Quirky and unusual love story with an interesting stylistic twist. The main protagonist of Jacob Appel's The Biology of Luck, Larry Bloom, is your average Joe, the kind of guy women usually friend-zone. Larry's existence is seemingly unremarkable. An aspiring writer trapped in a life of a tour guide for New York City's tourists, Larry dreams of (primarily) two things: getting published and Starshine Hart (an ugly duckling turned swan with some serious commitment issues not just with men and relationships but also with jobs). The Biology of Luck takes us on a (beautifully described) city tour with Larry on the day of his big "date" with Starshine. All of Larry's romantic and writing dreams ride on that dinner date. The story he wrote is an imaginary account of Starshine's day leading up to their date.
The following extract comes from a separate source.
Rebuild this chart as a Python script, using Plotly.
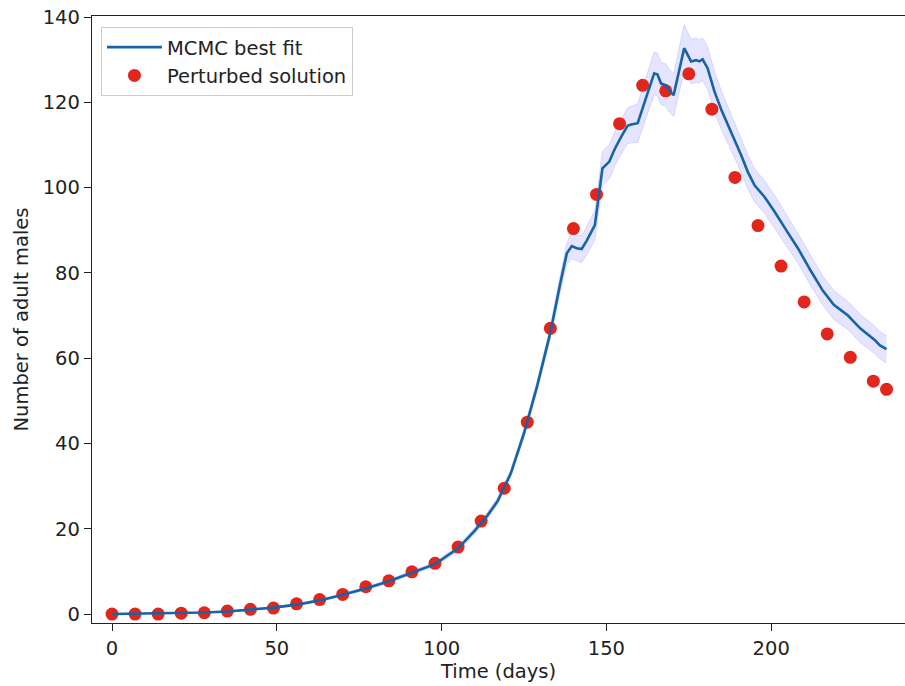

I loved the "novel within a novel" format of the book. The adventures of these two oddball characters merge into a coherent narrative, the one in which the reader easily forgets that Starshine they are getting to know is Larry's fictionalized version of her. Larry's New York comes alive in Jacob Appel's descriptions, and it's so easy to imagine yourself taking that tour with him (especially if you've ever been to NYC).
What helped me lose myself even more in this story were the characters that kept showing up in "supporting roles" - Starshine's roommate Eucalyptus, Larry's mentor Ziggy (perpetually on a quest for the perfect American sentence), the menacing omnipotent one-armed super Bone. Yes, it's an army of oddballs, weirdos and maybe even slightly crazy characters. They come together to create a literary space that you become eager to take a tour of.
This book will be pure joy for those readers who have true appreciation of that rare combination of literary talent and memorable (though definitely odd) characters. The Biology of Luck is also a great book club choice - it lends itself beautifully to a number of interesting discussions.